Under the wide and starry sky,
Dig the grave and let me lie.
Glad did I live, and gladly die,
And I laid me down with a will.

This be the verse you grave for me;
Here he lies where he longed to be;
Home is the sailor, home from the sea,
And the hunter home from the hill.

One of the most significant things in his life was his relation to the natives there. His native servants idolized him. To the chiefs and the other islanders Tusitala ("the teller of tales"—so they called him) was as a brother. To the missionaries and traders, and brother Europeans there, he was a friend and counsellor. With their own hands the natives, chiefs and all, built a road from the seaport, Apia, to Stevenson's house; and they named it Ala Loto Alofa, The Road of the Loving Heart.
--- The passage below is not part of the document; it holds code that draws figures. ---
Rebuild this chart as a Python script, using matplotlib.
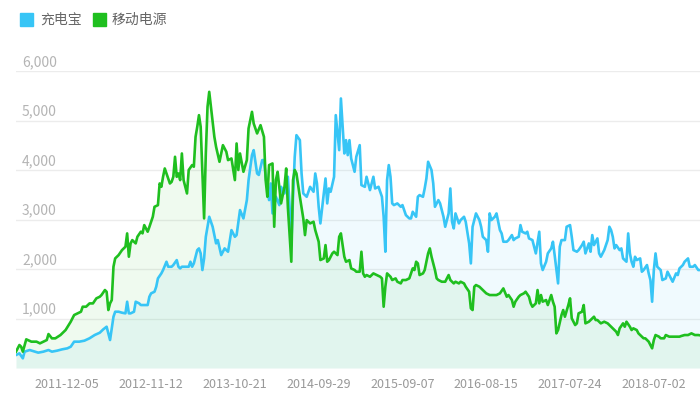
import numpy as np
import pandas as pd
import matplotlib
matplotlib.use("Agg")
import matplotlib.pyplot as plt
import matplotlib.transforms as mtransforms
from matplotlib.patches import Rectangle

plt.rcParams['font.family'] = ['Noto Sans CJK SC', 'DejaVu Sans']

# weekly index since 2011-05-09
start_date = "2011-05-09"
n_weeks = 400

series_names = ["充电宝", "移动电源"]
tick_labels = ["2011-12-05", "2012-11-12", "2013-10-21", "2014-09-29",
               "2015-09-07", "2016-08-15", "2017-07-24", "2018-07-02"]
y_ticks = [1000, 2000, 3000, 4000, 5000, 6000]

green_weeks = [
    0, 2, 3, 4, 6, 9, 12, 14, 17, 18,
    19, 21, 23, 26, 29, 32, 34, 36, 38, 39,
    41, 43, 45, 47, 49, 50, 52, 53, 54, 55,
    56, 57, 58, 60, 62, 64, 65, 66, 67, 68,
    70, 71, 73, 74, 75, 77, 78, 80, 81, 83,
    84, 85, 86, 87, 88, 90, 91, 92, 93, 94,
    95, 96, 97, 98, 99, 100, 101, 103, 104, 105,
    106, 107, 108, 109, 110, 111, 112, 113, 114, 116,
    117, 119, 121, 123, 124, 126, 128, 129, 130, 131,
    133, 135, 136, 138, 139, 141, 143, 145, 146, 147,
    148, 150, 151, 152, 153, 155, 157, 158, 159, 161,
    162, 163, 164, 166, 168, 169, 170, 172, 174, 175,
    177, 178, 180, 181, 182, 183, 185, 186, 188, 189,
    190, 192, 193, 195, 196, 198, 199, 201, 202, 203,
    204, 205, 207, 209, 211, 213, 214, 215, 216, 217,
    219, 220, 222, 223, 225, 226, 228, 230, 232, 233,
    234, 235, 236, 238, 239, 241, 242, 243, 245, 246,
    247, 249, 251, 253, 254, 256, 257, 259, 260, 262,
    263, 265, 266, 267, 268, 269, 271, 273, 275, 277,
    279, 281, 283, 285, 287, 288, 290, 291, 292, 294,
    295, 297, 298, 300, 301, 302, 304, 305, 306, 307,
    308, 310, 311, 313, 314, 315, 316, 317, 319, 320,
    321, 323, 324, 325, 327, 328, 329, 331, 332, 333,
    335, 336, 338, 339, 340, 342, 344, 346, 347, 348,
    350, 351, 352, 353, 355, 356, 357, 359, 360, 361,
    363, 364, 366, 367, 368, 370, 372, 373, 374, 376,
    377, 379, 380, 382, 384, 386, 388, 389, 391, 393,
    395, 397, 399, 400,
]
green_values = [
    330, 464, 430, 330, 579, 532, 532, 498, 550, 565,
    686, 599, 599, 666, 767, 935, 1070, 1104, 1137, 1238,
    1238, 1305, 1305, 1407, 1440, 1474, 1575, 1540, 1171, 1305,
    1373, 2046, 2214, 2281, 2382, 2450, 2719, 2248, 2517, 2584,
    2517, 2652, 2753, 2720, 2887, 2753, 2850, 3055, 3257, 3290,
    3728, 3660, 3863, 4031, 3930, 3728, 3760, 3863, 4267, 3863,
    3930, 3796, 4334, 3796, 3661, 3526, 4000, 4099, 4066, 4670,
    4873, 5108, 4873, 3930, 3022, 4334, 5276, 5579, 5276, 4670,
    4469, 4166, 4502, 4368, 4200, 4233, 3796, 4536, 4000, 4334,
    3964, 4200, 4839, 5175, 4940, 4738, 4906, 4670, 3796, 3459,
    4099, 4132, 2853, 3800, 3964, 3325, 3661, 4031, 3240, 2147,
    3796, 4000, 3930, 3459, 3022, 2685, 2988, 2921, 2955, 2786,
    2551, 2181, 2214, 2483, 2147, 2180, 2315, 2349, 2281, 2652,
    2719, 2248, 2147, 2180, 2012, 1979, 1945, 1945, 2349, 1911,
    1844, 1878, 1844, 1911, 1878, 1844, 1810, 1238, 1642, 1911,
    1844, 1777, 1810, 1743, 1709, 1777, 1777, 1810, 2012, 1979,
    2147, 2113, 1878, 1911, 1979, 2315, 2416, 2248, 1979, 1810,
    1777, 1743, 1743, 1878, 1777, 1709, 1743, 1709, 1743, 1709,
    1642, 1541, 1205, 1171, 1642, 1676, 1642, 1575, 1508, 1474,
    1474, 1474, 1508, 1608, 1440, 1474, 1373, 1238, 1340, 1440,
    1474, 1508, 1541, 1440, 1306, 1238, 1306, 1575, 1306, 1474,
    1340, 1373, 1272, 1474, 1340, 1238, 700, 767, 1070, 1171,
    1036, 1272, 1407, 1003, 868, 902, 1104, 1137, 1272, 902,
    935, 969, 1036, 969, 969, 902, 935, 902, 868, 834,
    767, 733, 666, 801, 902, 834, 935, 834, 767, 801,
    767, 700, 633, 600, 600, 532, 397, 565, 666, 633,
    600, 600, 666, 633, 633, 633, 633, 646, 666, 666,
    700, 666, 666, 660,
]

blue_weeks = [
    0, 2, 4, 5, 8, 11, 13, 16, 19, 21,
    24, 27, 30, 32, 34, 37, 40, 43, 46, 49,
    51, 53, 55, 56, 57, 58, 60, 62, 64, 65,
    66, 67, 69, 70, 72, 73, 75, 77, 78, 79,
    81, 82, 83, 85, 86, 88, 89, 91, 92, 94,
    95, 96, 97, 99, 101, 102, 103, 104, 106, 107,
    108, 109, 110, 111, 113, 115, 117, 118, 120, 122,
    124, 126, 128, 129, 131, 133, 135, 136, 138, 139,
    141, 142, 144, 145, 146, 148, 149, 150, 152, 154,
    155, 157, 159, 160, 161, 162, 163, 164, 166, 167,
    168, 170, 172, 174, 175, 176, 177, 178, 179, 181,
    182, 183, 184, 186, 187, 189, 190, 192, 193, 194,
    195, 196, 198, 199, 201, 202, 204, 205, 207, 209,
    210, 212, 214, 215, 216, 217, 218, 219, 220, 221,
    223, 225, 226, 228, 230, 231, 232, 234, 235, 236,
    238, 239, 240, 241, 243, 244, 245, 247, 248, 250,
    251, 253, 254, 255, 256, 257, 259, 260, 262, 263,
    265, 266, 267, 269, 271, 272, 273, 275, 276, 277,
    278, 280, 281, 283, 284, 285, 287, 288, 290, 291,
    292, 294, 295, 296, 298, 299, 300, 302, 303, 304,
    306, 307, 308, 310, 311, 313, 314, 315, 317, 318,
    319, 321, 322, 324, 325, 326, 328, 329, 331, 332,
    333, 335, 336, 337, 338, 340, 341, 342, 344, 346,
    347, 348, 349, 350, 351, 353, 354, 355, 357, 358,
    359, 360, 361, 362, 363, 365, 366, 367, 369, 370,
    371, 372, 373, 374, 375, 377, 378, 380, 381, 383,
    384, 386, 387, 388, 390, 391, 393, 394, 396, 397,
    399, 400,
]
blue_values = [
    262, 296, 195, 330, 363, 330, 310, 330, 363, 330,
    350, 377, 397, 430, 532, 532, 552, 600, 666, 713,
    780, 834, 565, 800, 1036, 1137, 1137, 1117, 1104, 1339,
    1104, 1104, 1137, 1339, 1306, 1272, 1272, 1272, 1440, 1508,
    1541, 1642, 1810, 1911, 1979, 2147, 2046, 2046, 2080, 2180,
    2046, 2012, 2046, 2046, 2046, 2147, 2046, 2113, 2382, 2416,
    2315, 1979, 2214, 2651, 3055, 2853, 2517, 2584, 2281, 2416,
    2349, 2786, 2651, 2685, 3190, 3022, 3392, 3796, 4300, 4401,
    3930, 3900, 4200, 4200, 3863, 3392, 3728, 3123, 3459, 3291,
    3661, 3526, 3863, 3257, 2483, 3459, 4267, 4704, 4603, 3930,
    3526, 3459, 3660, 3560, 3930, 3729, 3257, 2921, 3224, 3829,
    3325, 3627, 3560, 3863, 5108, 4401, 5445, 4334, 4603, 4300,
    4603, 4233, 3964, 4267, 4502, 3695, 3660, 3863, 3594, 3863,
    3627, 3661, 3459, 3055, 2349, 3796, 4099, 3863, 3325, 3291,
    3325, 3257, 3291, 3089, 3022, 3022, 3156, 3055, 3459, 3493,
    3459, 3627, 3829, 4166, 3997, 3728, 3257, 3392, 3325, 3055,
    2853, 3123, 3627, 2954, 2820, 3123, 2921, 2988, 3055, 2954,
    2517, 2113, 2853, 3123, 2988, 2853, 2651, 2584, 2349, 3123,
    2988, 3055, 3123, 2786, 2719, 2551, 2551, 2584, 2685, 2584,
    2618, 2651, 2887, 2753, 2719, 2753, 2618, 2584, 2450, 2315,
    2753, 2113, 1979, 2147, 2315, 2416, 2551, 2281, 1709, 2450,
    2584, 2584, 2853, 2887, 2651, 2382, 2349, 2382, 2483, 2551,
    2315, 2517, 2349, 2685, 2483, 2618, 2315, 2248, 2382, 2584,
    2853, 2786, 2651, 2416, 2483, 2382, 2416, 2214, 2147, 2719,
    2315, 2147, 2046, 2248, 2180, 2214, 1945, 1979, 2080, 1911,
    1777, 1339, 1979, 2315, 2046, 1979, 1777, 1810, 1945, 1810,
    1743, 1911, 1878, 2012, 2080, 2147, 2214, 2046, 2046, 2080,
    1979, 1979,
]

BLUE = "#37c5f6"
GREEN = "#1fbf1f"

start = pd.Timestamp(start_date)
def to_dates(weeks):
    return start + pd.to_timedelta(np.array(weeks) * 7, unit="D")

blue_x = to_dates(blue_weeks)
green_x = to_dates(green_weeks)

fig = plt.figure(figsize=(7.0, 3.97), dpi=100)
ax = fig.add_axes([16 / 700, 29 / 397, 684 / 700, 297 / 397])

ax.fill_between(blue_x, blue_values, 0, color=BLUE, alpha=0.07, lw=0)
ax.fill_between(green_x, green_values, 0, color=GREEN, alpha=0.07, lw=0)
ax.plot(blue_x, blue_values, color=BLUE, lw=1.9, solid_joinstyle="round")
ax.plot(green_x, green_values, color=GREEN, lw=1.9, solid_joinstyle="round")

ax.set_xlim(start, start + pd.Timedelta(days=7 * n_weeks))
ax.set_ylim(0, 6000)

for s in ax.spines.values():
    s.set_visible(False)

ax.set_yticks(y_ticks)
ax.set_yticklabels([])
ax.tick_params(axis="y", length=0)
ax.grid(axis="y", color="#ececec", lw=1)
ax.set_axisbelow(True)

# y labels sit just above their grid line, inside the plot
trans = mtransforms.offset_copy(ax.get_yaxis_transform(), fig=fig, x=0, y=1.5, units="points")
for v in y_ticks:
    ax.text(6 / 684, v, f"{v:,}", transform=trans, ha="left", va="bottom",
            fontsize=10, color="#b4b4b4")

ax.set_xticks(pd.to_datetime(tick_labels))
ax.set_xticklabels(tick_labels, fontsize=9, color="#999999")
ax.tick_params(axis="x", length=0, pad=7)

# legend
colors = [BLUE, GREEN]
lx = [20, 93]
tx = [40, 112]
for i, name in enumerate(series_names):
    fig.patches.append(Rectangle((lx[i] / 700, 1 - 26 / 397), 13 / 700, 13 / 397,
                                 transform=fig.transFigure, color=colors[i]))
    fig.text(tx[i] / 700, 1 - 19.5 / 397, name, fontsize=10, color="#666666",
             ha="left", va="center")

fig.savefig("out.png", dpi=100)
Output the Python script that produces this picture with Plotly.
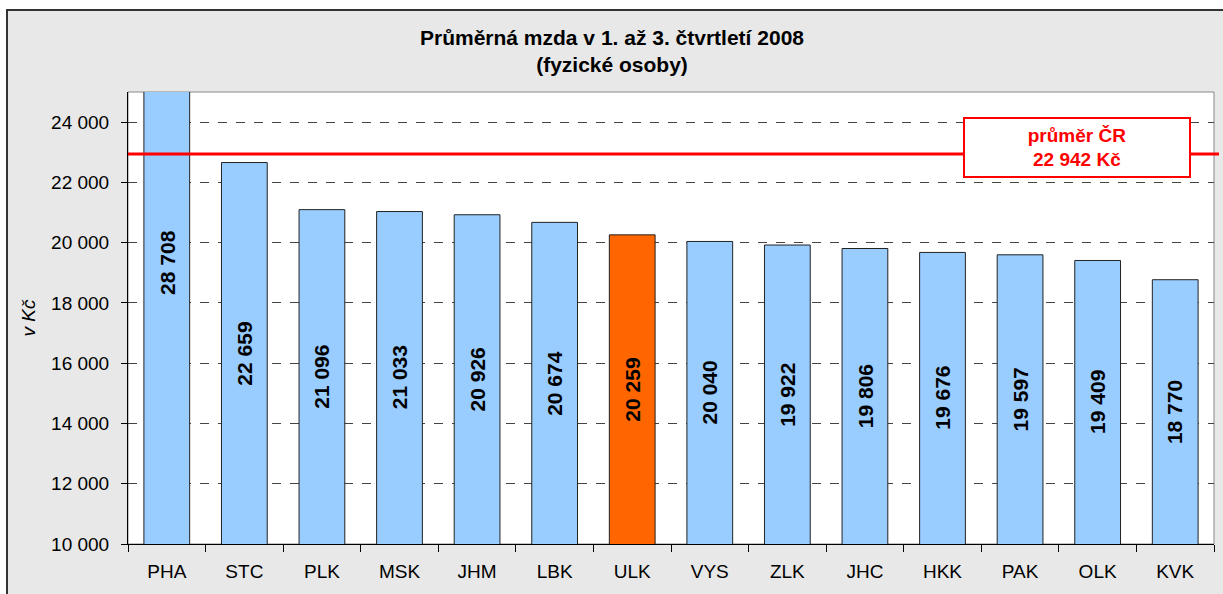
import plotly.graph_objects as go

categories = ["PHA", "STC", "PLK", "MSK", "JHM", "LBK", "ULK", "VYS", "ZLK", "JHC", "HKK", "PAK", "OLK", "KVK"]
values = [28708, 22659, 21096, 21033, 20926, 20674, 20259, 20040, 19922, 19806, 19676, 19597, 19409, 18770]
highlight = "ULK"
average_cr = 22942
y_ticks = [10000, 12000, 14000, 16000, 18000, 20000, 22000, 24000]

def fmt(v):
    return f"{v:,}".replace(",", " ")

FONT = "Liberation Sans, Arial"
colors = ["#ff6600" if c == highlight else "#99ccff" for c in categories]
base = 10000
mid = [(base + v) / 2 for v in values]

fig = go.Figure()
fig.add_trace(go.Bar(
    x=categories, y=values, marker=dict(color=colors, line=dict(color="#222222", width=1)),
    width=0.59, hoverinfo="skip",
))
for c, m, v in zip(categories, mid, values):
    fig.add_annotation(x=c, y=m, xref="x", yref="y", text="<b>" + fmt(v) + "</b>",
                       textangle=-90, showarrow=False,
                       font=dict(family=FONT, size=21, color="black"))

L, R, T, B = 128, 9, 92, 50
W, H = 1223, 594
pw, ph = W - L - R, H - T - B

def px_x(p):
    return (p - L) / pw

def px_y(p):
    return (H - B - p) / ph

# outer frame
fig.add_shape(type="rect", xref="paper", yref="paper",
              x0=px_x(7), x1=px_x(1240), y0=px_y(610), y1=px_y(10),
              fillcolor="#e8e8e8", line=dict(color="#333333", width=2), layer="below")
# plot background
fig.add_shape(type="rect", xref="paper", yref="paper", x0=0, x1=1, y0=0, y1=1,
              fillcolor="white", line=dict(color="#888888", width=1), layer="below")
# average line
fig.add_shape(type="line", xref="paper", yref="y", x0=0, x1=px_x(1219), y0=average_cr, y1=average_cr,
              line=dict(color="#ff0000", width=3), layer="above")
fig.add_annotation(xref="paper", yref="paper", x=px_x(1077), y=px_y(147),
                   xanchor="center", yanchor="middle",
                   text="<b>průměr ČR<br>" + fmt(average_cr) + " Kč</b>", showarrow=False,
                   font=dict(family=FONT, size=19, color="#ff0000"),
                   bgcolor="white", bordercolor="#ff0000", borderwidth=2,
                   width=222, height=55, align="center")

fig.update_layout(
    width=W, height=H,
    margin=dict(l=L, r=R, t=T, b=B),
    paper_bgcolor="white", plot_bgcolor="rgba(0,0,0,0)",
    showlegend=False,
    title=dict(text="<b>Průměrná mzda v 1. až 3. čtvrtletí 2008<br>(fyzické osoby)</b>",
               x=612 / W, xref="container", xanchor="center", y=1 - 45 / H, yanchor="middle",
               font=dict(family=FONT, size=21, color="black")),
    font=dict(family=FONT, size=19, color="black"),
)
fig.update_xaxes(showline=True, linecolor="black", linewidth=1, ticks="outside", ticklen=7,
                 tickcolor="black", tickson="boundaries", showgrid=False,
                 tickfont=dict(size=19), range=[-0.5, 13.5], ticklabelstandoff=10)
fig.update_yaxes(range=[10000, 25000], tickvals=y_ticks, ticktext=[fmt(t) for t in y_ticks],
                 showline=True, linecolor="black", linewidth=1, ticks="outside", ticklen=6,
                 tickcolor="black", showgrid=True, gridcolor="#444444", griddash="dash",
                 gridwidth=1, zeroline=False, tickfont=dict(size=19), ticklabelstandoff=8,
                 title=dict(text="<i>v Kč</i>", font=dict(size=19), standoff=10))

fig.write_html("out.html", post_script="document.body.style.margin='0px';",
               config={"displayModeBar": False})
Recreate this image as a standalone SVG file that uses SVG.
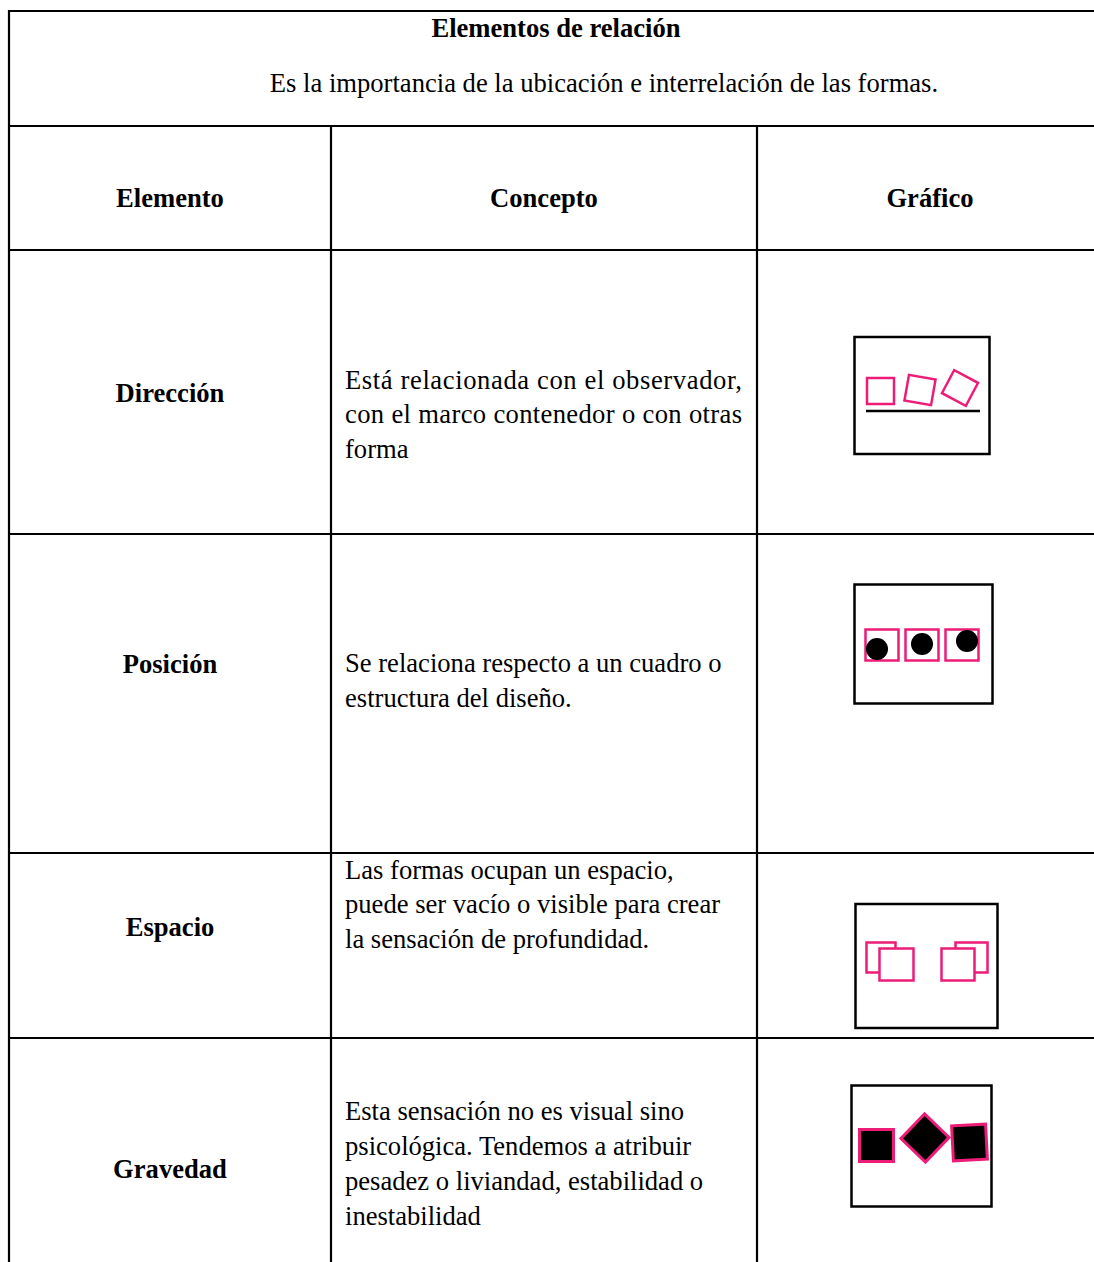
<svg xmlns="http://www.w3.org/2000/svg" width="1094" height="1262" viewBox="0 0 1094 1262">
<style>
.t{font-family:"Liberation Serif","Times New Roman",serif;font-size:26.6px;fill:#000}
.b{font-weight:bold}
.c{text-anchor:middle}
.g{fill:none;stroke:#000;stroke-width:2.5}
.p{fill:none;stroke:#EC1C77;stroke-width:2.5}
.pw{fill:#fff;stroke:#EC1C77;stroke-width:2.5}
.pb{fill:#000;stroke:#EC1C77;stroke-width:3}
</style>
<rect width="1094" height="1262" fill="#fff"/>
<g id="grid" stroke="#000" stroke-width="2.2">
<line x1="9" y1="11" x2="1094" y2="11"/>
<line x1="9" y1="10" x2="9" y2="1262"/>
<line x1="9" y1="126" x2="1094" y2="126"/>
<line x1="9" y1="250" x2="1094" y2="250"/>
<line x1="9" y1="534" x2="1094" y2="534"/>
<line x1="9" y1="853" x2="1094" y2="853"/>
<line x1="9" y1="1038" x2="1094" y2="1038"/>
<line x1="331" y1="126" x2="331" y2="1262"/>
<line x1="757" y1="126" x2="757" y2="1262"/>
</g>
<g id="title">
<text class="t b c" x="556" y="37">Elementos de relación</text>
<text class="t c" x="604" y="92">Es la importancia de la ubicación e interrelación de las formas.</text>
</g>
<g id="header">
<text class="t b c" x="170" y="207">Elemento</text>
<text class="t b c" x="544" y="207">Concepto</text>
<text class="t b c" x="930" y="207">Gráfico</text>
</g>
<g id="direccion">
<text class="t b c" x="170" y="402">Dirección</text>
<text class="t" x="345" y="389" textLength="397" lengthAdjust="spacing">Está relacionada con el observador,</text>
<text class="t" x="345" y="423" textLength="397" lengthAdjust="spacing">con el marco contenedor o con otras</text>
<text class="t" x="345" y="458">forma</text>
<rect class="g" x="854.5" y="337" width="135" height="117"/>
<rect class="p" x="867" y="378" width="27" height="26"/>
<rect class="p" x="-13.5" y="-13" width="27" height="26" transform="translate(920 390) rotate(10)"/>
<rect class="p" x="-13.5" y="-13" width="27" height="26" transform="translate(960 388) rotate(28)"/>
<line x1="866" y1="411" x2="980" y2="411" stroke="#000" stroke-width="2.5"/>
</g>
<g id="posicion">
<text class="t b c" x="170" y="673">Posición</text>
<text class="t" x="345" y="672">Se relaciona respecto a un cuadro o</text>
<text class="t" x="345" y="707">estructura del diseño.</text>
<rect class="g" x="854.5" y="584.5" width="138" height="119"/>
<rect class="p" x="865.5" y="629.5" width="33" height="31"/>
<rect class="p" x="905.5" y="629.5" width="33" height="31"/>
<rect class="p" x="945.5" y="629.5" width="33" height="31"/>
<circle cx="877" cy="649" r="11"/>
<circle cx="922" cy="644" r="11"/>
<circle cx="967" cy="641" r="11"/>
</g>
<g id="espacio">
<text class="t b c" x="170" y="936">Espacio</text>
<text class="t" x="345" y="879">Las formas ocupan un espacio,</text>
<text class="t" x="345" y="913">puede ser vacío o visible para crear</text>
<text class="t" x="345" y="948">la sensación de profundidad.</text>
<rect class="g" x="855.5" y="904" width="142" height="124"/>
<rect class="pw" x="866.5" y="942.5" width="29" height="30"/>
<rect class="pw" x="879.5" y="948.5" width="34" height="32"/>
<rect class="pw" x="955.5" y="942.5" width="32" height="30"/>
<rect class="pw" x="941.5" y="948.5" width="33" height="32"/>
</g>
<g id="gravedad">
<text class="t b c" x="170" y="1178">Gravedad</text>
<text class="t" x="345" y="1120">Esta sensación no es visual sino</text>
<text class="t" x="345" y="1155">psicológica. Tendemos a atribuir</text>
<text class="t" x="345" y="1190">pesadez o liviandad, estabilidad o</text>
<text class="t" x="345" y="1225">inestabilidad</text>
<rect class="g" x="851.5" y="1085.5" width="140" height="121"/>
<rect class="pb" x="859.5" y="1129.5" width="34" height="32"/>
<rect class="pb" x="-17" y="-17" width="34" height="34" transform="translate(925 1138) rotate(44)"/>
<rect class="pb" x="-17" y="-17.5" width="34" height="35" transform="translate(969.5 1142.5) rotate(-3)"/>
</g>
</svg>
Twice, at least, he used his powers as a writer in a public protest against injustice. Father Damien, a devoted young Catholic priest, who was giving his life to the service of the lepers in their colony at Molokai had been basely slandered. Stevenson took up his cause, and denounced his traducers. Again, seeing the incompetence and injustice existing in Samoa under the three-fold government of Germany, England, and the United States, Stevenson wrote a series of vigorous letters to the London Times, which, though they made enemies for him, eventually helped to bring to an end a bad condition of government. An account of these events may be read in his A Footnote to History. It was for this crowning service that the chiefs built The Road of the Loving Heart.


Stevenson's work is of three kinds: fiction, essays, and poetry. The best known is his fiction; the least known—with the conspicuous exception of A Child's Garden of Verses—is his poetry.